Goal →
Write out the material again word for word, dropping any images it holds.

Given data →
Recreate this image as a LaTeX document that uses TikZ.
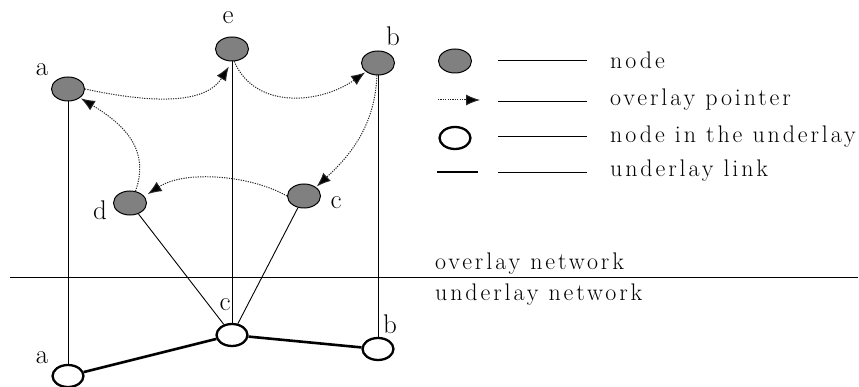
\documentclass[tikz,border=0pt]{standalone}
\usepackage{fontspec}
\usetikzlibrary{arrows.meta,shapes.geometric}
\newfontfamily\spacedfont[LetterSpace=12]{Latin Modern Roman}
\tikzset{
  txt/.style={font=\spacedfont\fontsize{24}{28}\selectfont, inner sep=0pt},
  lbl/.style={font=\fontsize{27}{30}\selectfont, inner sep=0pt},
  onode/.style={ellipse, draw, line width=1pt, fill=ovgray, minimum width=33pt, minimum height=24pt, inner sep=0pt},
  unode/.style={ellipse, draw, line width=2.3pt, fill=white, minimum width=31pt, minimum height=22pt, inner sep=0pt},
  ptr/.style={line width=1pt, dash pattern=on 1.2pt off 1.2pt, draw=black!85, -{Latex[length=14pt,width=11pt,fill=black]}},
  vline/.style={line width=0.9pt},
  ulink/.style={line width=2.6pt},
  lline/.style={line width=0.9pt}
}
\definecolor{ovgray}{RGB}{128,128,128}
\begin{document}
\begin{tikzpicture}[x=1pt,y=-1pt]
\useasboundingbox (0,0) rectangle (859,387);
% overlay nodes
\node[onode] (oa) at (68,89) {};
\node[onode] (oe) at (232,49) {};
\node[onode] (ob) at (378,63) {};
\node[onode] (od) at (130,203) {};
\node[onode] (oc) at (304,196) {};
% underlay nodes
\node[unode] (ua) at (68,376) {};
\node[unode] (uc) at (232,335) {};
\node[unode] (ub) at (378,349) {};
% labels
\node[lbl] (la) at (42,70) {a};
\node[lbl] (le) at (228,18) {e};
\node[lbl] (lb) at (393,36) {b};
\node[lbl] (ld) at (100,210) {d};
\node[lbl] (lc) at (336,203) {c};
\node[lbl] (lua) at (42,358) {a};
\node[lbl] (luc) at (225,305) {c};
\node[lbl] (lub) at (390,324) {b};
% vertical / mapping lines
\draw[vline] (oa.south) -- (ua.north);
\draw[vline] (oe.south) -- (uc.north);
\draw[vline] (ob.south) -- (ub.north);
\draw[vline] (od) -- (uc);
\draw[vline] (oc) -- (uc);
% underlay links
\draw[ulink] (ua) -- (uc);
\draw[ulink] (uc) -- (ub);
% separator
\coordinate (sepL) at (10,277);
\coordinate (sepR) at (858,277);
\draw[line width=0.9pt] (sepL) -- (sepR);
\node[txt, anchor=base west] (ovn) at (435,270) {overlay network};
\node[txt, anchor=base west] (unn) at (435,300) {underlay network};
% overlay pointers
\draw[ptr, shorten >=6pt] (oa.east) .. controls (150,103) and (205,105) .. (oe.south);
\draw[ptr, shorten >=1pt] (oe.-80) .. controls (255,110) and (320,104) .. (ob.south west);
\draw[ptr, shorten >=1pt] (ob.-95) .. controls (375,130) and (345,160) .. (oc.north east);
\draw[ptr, shorten >=4pt] (oc.west) .. controls (250,175) and (185,170) .. (od.25);
\draw[ptr, shorten >=1pt] (od.65) .. controls (150,150) and (125,125) .. (oa.south east);
% legend
\node[onode] (k1) at (455,61) {};
\coordinate (l1a) at (498,60); \coordinate (l1b) at (587,60);
\draw[lline] (l1a) -- (l1b);
\node[txt, anchor=base west] (t1) at (610,69) {node};
\coordinate (k2a) at (438,100); \coordinate (k2b) at (480,100);
\draw[ptr] (k2a) -- (k2b);
\coordinate (l2a) at (498,101); \coordinate (l2b) at (587,101);
\draw[lline] (l2a) -- (l2b);
\node[txt, anchor=base west] (t2) at (610,106) {overlay pointer};
\node[unode] (k3) at (455,138) {};
\coordinate (l3a) at (498,136); \coordinate (l3b) at (587,136);
\draw[lline] (l3a) -- (l3b);
\node[txt, anchor=base west] (t3) at (610,143) {node in the underlay};
\coordinate (k4a) at (437,172); \coordinate (k4b) at (478,172);
\draw[ulink] (k4a) -- (k4b);
\coordinate (l4a) at (498,172); \coordinate (l4b) at (587,172);
\draw[lline] (l4a) -- (l4b);
\node[txt, anchor=base west] (t4) at (610,177) {underlay link};
\end{tikzpicture}
\end{document}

Exercise output →
Recreate this image as a LaTeX document that uses TikZ.
\documentclass[tikz,border=0pt]{standalone}
\usepackage{fontspec}
\usetikzlibrary{arrows.meta,shapes.geometric}
\newfontfamily\spacedfont[LetterSpace=12]{Latin Modern Roman}
\tikzset{
  txt/.style={font=\spacedfont\fontsize{24}{28}\selectfont, inner sep=0pt},
  lbl/.style={font=\fontsize{27}{30}\selectfont, inner sep=0pt},
  onode/.style={ellipse, draw, line width=1pt, fill=ovgray, minimum width=33pt, minimum height=24pt, inner sep=0pt},
  unode/.style={ellipse, draw, line width=2.3pt, fill=white, minimum width=31pt, minimum height=22pt, inner sep=0pt},
  ptr/.style={line width=1pt, dash pattern=on 1.2pt off 1.2pt, draw=black!85, -{Latex[length=14pt,width=11pt,fill=black]}},
  vline/.style={line width=0.9pt},
  ulink/.style={line width=2.6pt},
  lline/.style={line width=0.9pt}
}
\definecolor{ovgray}{RGB}{128,128,128}
\begin{document}
\begin{tikzpicture}[x=1pt,y=-1pt]
\useasboundingbox (0,0) rectangle (859,387);
% overlay nodes
\node[onode] (oa) at (68,89) {};
\node[onode] (oe) at (232,49) {};
\node[onode] (ob) at (378,63) {};
\node[onode] (od) at (130,203) {};
\node[onode] (oc) at (304,196) {};
% underlay nodes
\node[unode] (ua) at (68,376) {};
\node[unode] (uc) at (232,335) {};
\node[unode] (ub) at (378,349) {};
% labels
\node[lbl] (la) at (42,70) {a};
\node[lbl] (le) at (228,18) {e};
\node[lbl] (lb) at (393,36) {b};
\node[lbl] (ld) at (100,210) {d};
\node[lbl] (lc) at (336,203) {c};
\node[lbl] (lua) at (42,358) {a};
\node[lbl] (luc) at (225,305) {c};
\node[lbl] (lub) at (390,324) {b};
% vertical / mapping lines
\draw[vline] (oa.south) -- (ua.north);
\draw[vline] (oe.south) -- (uc.north);
\draw[vline] (ob.south) -- (ub.north);
\draw[vline] (od) -- (uc);
\draw[vline] (oc) -- (uc);
% underlay links
\draw[ulink] (ua) -- (uc);
\draw[ulink] (uc) -- (ub);
% separator
\coordinate (sepL) at (10,277);
\coordinate (sepR) at (858,277);
\draw[line width=0.9pt] (sepL) -- (sepR);
\node[txt, anchor=base west] (ovn) at (435,270) {overlay network};
\node[txt, anchor=base west] (unn) at (435,300) {underlay network};
% overlay pointers
\draw[ptr, shorten >=6pt] (oa.east) .. controls (150,103) and (205,105) .. (oe.south);
\draw[ptr, shorten >=1pt] (oe.-80) .. controls (255,110) and (320,104) .. (ob.south west);
\draw[ptr, shorten >=1pt] (ob.-95) .. controls (375,130) and (345,160) .. (oc.north east);
\draw[ptr, shorten >=4pt] (oc.west) .. controls (250,175) and (185,170) .. (od.25);
\draw[ptr, shorten >=1pt] (od.65) .. controls (150,150) and (125,125) .. (oa.south east);
% legend
\node[onode] (k1) at (455,61) {};
\coordinate (l1a) at (498,60); \coordinate (l1b) at (587,60);
\draw[lline] (l1a) -- (l1b);
\node[txt, anchor=base west] (t1) at (610,69) {node};
\coordinate (k2a) at (438,100); \coordinate (k2b) at (480,100);
\draw[ptr] (k2a) -- (k2b);
\coordinate (l2a) at (498,101); \coordinate (l2b) at (587,101);
\draw[lline] (l2a) -- (l2b);
\node[txt, anchor=base west] (t2) at (610,106) {overlay pointer};
\node[unode] (k3) at (455,138) {};
\coordinate (l3a) at (498,136); \coordinate (l3b) at (587,136);
\draw[lline] (l3a) -- (l3b);
\node[txt, anchor=base west] (t3) at (610,143) {node in the underlay};
\coordinate (k4a) at (437,172); \coordinate (k4b) at (478,172);
\draw[ulink] (k4a) -- (k4b);
\coordinate (l4a) at (498,172); \coordinate (l4b) at (587,172);
\draw[lline] (l4a) -- (l4b);
\node[txt, anchor=base west] (t4) at (610,177) {underlay link};
\end{tikzpicture}
\end{document}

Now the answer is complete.